– Митрич злой, как чёрт, – Метелька, даже уставший – лицо его покрывали пот и пыль – категорически не имел сил молчать. – Вроде как Прокофьева теперь точно погонят.
– Вроде как.
Слухи о скором увольнении нынешнего управляющего ходили давно, пожалуй, если не с первого дня нашего тут пребывания, то со второго точно. А потому я не особо верил.
– Не, теперь точнёхонько. Сення должен новый приехать. Управляющий. И чего от него ждать, так не понятно.
Ничего хорошего.
Странно это было. В прошлой жизни мне не случалось работать, чтоб на нормальной работе или там заводе. А теперь то ли карма настигла, то ли собственная дурь. Вот и киваю. Икаю и подбираю крошки хлеба. Жрать хочется дико. Жрать вообще хочется почти всегда. Расту, чтоб вас.
И так, стремительно.
То ли тело, наконец, избавившись от проклятья, переборов болезнь, вдруг решило себя укрепить. То ли просто возраст такой, но за прошедшие пару месяцев я вдруг как-то совсем уж неправдоподобно вытянулся, сделавшись и выше Метельки, и шире его в плечах.
И Тени подросли.
– Сидите, – Филимон отыскал нас и в этом тёмном углу. – Там это, новый управляющий прибыл.
– И?
– Такой весь из себя, мордатый… на Прокофьева материться. И на мастеров. И на Митрича тоже. Выгонит, как пить дать.
– И кого возьмёт?
– А кто его знает. Важный. Харя – во, – Филимон развёл руки. – И в костюмчике белом.
Это он зря. Фабрика у нас, пусть и не совсем грязная, но производство – оно производство и есть. Вон, пыль в воздухе до сих пор кружится.
– А при нём ещё четверо. Один писарчук, ещё вроде как барин, молодший, из Ярославля приехал.
– Сам? – а вот это интересно.
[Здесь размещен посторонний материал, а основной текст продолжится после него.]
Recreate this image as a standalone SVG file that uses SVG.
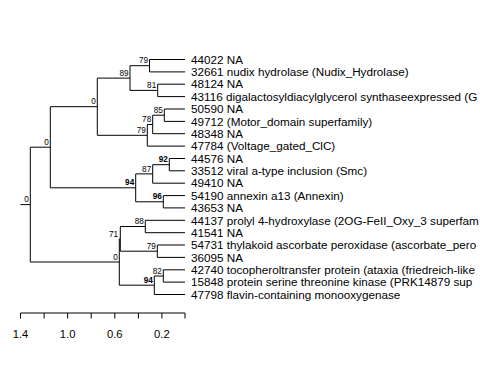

Я мысленно дотянулся до Тьмы.
И та откликнулась, поспешно заглатывая отловленную где-то в сплетениях труб тварь.
– Ага, – Филимон протянул руку и стащил полупрозрачный ломтик сала, который спешно засунул за щёку. – А… хорошее. Где брали? Старуха делала?
– Грабки попридержи… так выходит, что он теперь не просто так барчук, а наследничек? Или этот не старший?
Я вцепился зубами в горбушку.
И прикрыл глаза.
В первые дни тени не отходили далеко, явно не желая оставлять меня без присмотра, но постепенно освоились, а там и увлеклись охотою. Благо мелких тварей на фабрике обретало приличное количество.
Раньше.
– …воняет, – я услышал раздражённый нервный голос. И увидел лицо человека, прижимавшего к носу платок.
Их и вправду четверо.
А встречать вышла целая делегация. Оно и понятно. Это для Филимона Митрич начальство и авторитет, а вот в общерабочей иерархии место его где-то ближе к основанию пирамиды.
На вершине держится Прокофьев.
Про него Мишка рассказывал, что весьма толковый человек. Мишка его, собственно, на это место и посадил. Фабрика-то Воротынцевская. Одна из многих. Только эта из числа недавно купленных, а потому и стоит наособицу, и попасть сюда проще. В старые-то чужаков не возьмут. Там и платят хорошо, и условия такие, что по нынешним временам почти люкс, а значит, реально желающих поработать хватает.
– …признаюсь, разочарован.
Мишкиного родственничка я сразу узнал. Не по сходству с Мишкой, конечно, но потому как печатали его фотографию в газетах.
И с похорон.
И с награждения. Награждали, конечно, не его и даже не его папеньку, но старика Воротынцева и посмертно. А поелику покойник сам за наградой явиться не способный, то и передали оную в руки любящей родни.
На фотографиях Клим Воротынцев был мордат и серьёзен. В жизни, впрочем, отличался не сильно.
Разве что мордатости чуть больше.
И взгляд этот надменный снимки не передали. Стоит чуть в стороночке, с тросточкою в руке и взирает на происходящее пренедоуменно, будто до сих пор не осознал, что произошло.